Although he had emigrated to the United States by the time the Soviet Union invaded his native Hungary, George Soros is old enough to remember how opposition to an illiberal hegemon spelled doom for his homeland. In 1956, the nation revolted against Soviet-imposed rule, but Soviet invasion quickly quenched the revolution. Hungary languished under Communist rule until the end of the Cold War. Seeing a communist leader greeted with applause at one of the world’s most unapologetically capitalist gatherings must certainly have been troubling for Mr. Soros.

Today, George Soros is a reviled figure in Hungary. Prime Minister Viktor Orban has tapped into many of the outlandish – and often anti-semitic – conspiracy theories that cast Mr. Soros as the mastermind of a villainous conspiracy that would force the country to open its borders to refugees. At the same time, Hungary is one of a handful fringe EU-members (including Greece and Italy) whose policy towards China has been characterized by the European Think-Tank Network on China as “passive and potentially counteractive” to EU political values of democracy, human rights and rule of law. Hungary is also one of the most vocal critics of what it perceives as increasing EU federalism.

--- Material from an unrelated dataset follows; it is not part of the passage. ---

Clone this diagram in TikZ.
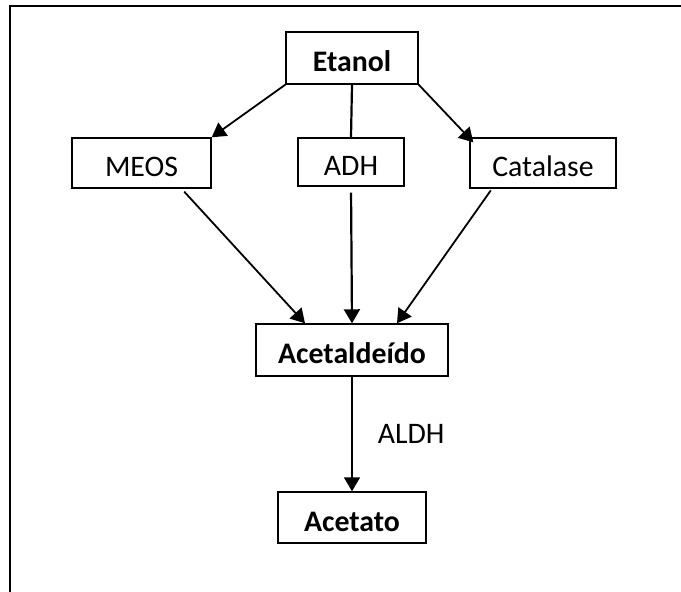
\documentclass[tikz,border=0pt]{standalone}
\usepackage{fontspec}
\setmainfont{Carlito}
\usetikzlibrary{arrows.meta,positioning}

\tikzset{
    box/.style={draw, line width=0.7pt, inner sep=0pt, text height=13.6pt, text depth=0pt,
        font=\fontsize{14.9}{18}\selectfont},
    bbox/.style={box, font=\fontsize{14.9}{18}\selectfont\bfseries},
    conn/.style={line width=0.9pt},
    frame/.style={line width=1.2pt}
}

\begin{document}
\begin{tikzpicture}[x=0.5pt, y=-0.5pt, >={Triangle[length=7pt, width=8pt]}]
    \useasboundingbox (0,0) rectangle (681,592);
    % Frame
    \draw[frame] (681,6) -| (10,592);

    % Boxes
    \node[bbox, minimum width=66pt, minimum height=26pt] (etanol) at (352,58) {Etanol};
    \node[box, minimum width=69.5pt, minimum height=25pt] (meos) at (141.5,163) {MEOS};
    \node[box, minimum width=53pt, minimum height=24pt] (adh) at (351,162) {ADH};
    \node[box, minimum width=73pt, minimum height=25pt] (catalase) at (543,163) {Catalase};
    \node[bbox, minimum width=96pt, minimum height=26pt] (acetal) at (352,350) {Acetaldeído};
    \node[bbox, minimum width=74pt, minimum height=25.5pt] (acetato) at (352,517.5) {Acetato};

    % Connectors
    \draw[->, conn] (etanol.south west) -- (meos.north east);
    \draw[conn, line width=1.1pt] (etanol.south) -- (adh.north);
    \draw[->, conn] (etanol.south east) -- ([xshift=2pt, yshift=-2.5pt]catalase.north west);
    \draw[->, conn, shorten <=2pt] ([xshift=20pt]meos.south) -- ([xshift=-23.5pt]acetal.north);
    \draw[->, conn, line width=1.1pt, shorten <=3pt] (adh.south) -- (acetal.north);
    \draw[->, conn, shorten <=1pt] ([xshift=-25.5pt]catalase.south) -- ([xshift=22.5pt]acetal.north);
    \draw[->, conn] (acetal.south) -- (acetato.north)
        node[midway, right=12.5pt, inner sep=0pt, font=\fontsize{14.9}{18}\selectfont] (aldh) {ALDH};
\end{tikzpicture}
\end{document}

There is a fault line which runs right through the EU, and China is ready to exploit that fault line for its own gain. In November last year, Mr. Xi and Mr. Orban met in Shanghai hoping to “strengthen political support and trust” between the two countries. They also agreed on increased Sino-Hungarian cooperation on critical infrastructure projects, such as a Hungarian-Serbian railway which China considers a part of its Belt and Road. Mr. Xi clearly views Hungary as another notch in his economic Belt. To Mr. Orban, the grand and generous Eurasian infrastructure project offers an attractive alternative to the bureaucracy-laden European Union. If the EU is to counter growing Chinese influence over its members, it must show that for anything that China can provide for EU-members, the EU can provide more. Otherwise it risks having China chipping of the most Eurosceptic members, one by one.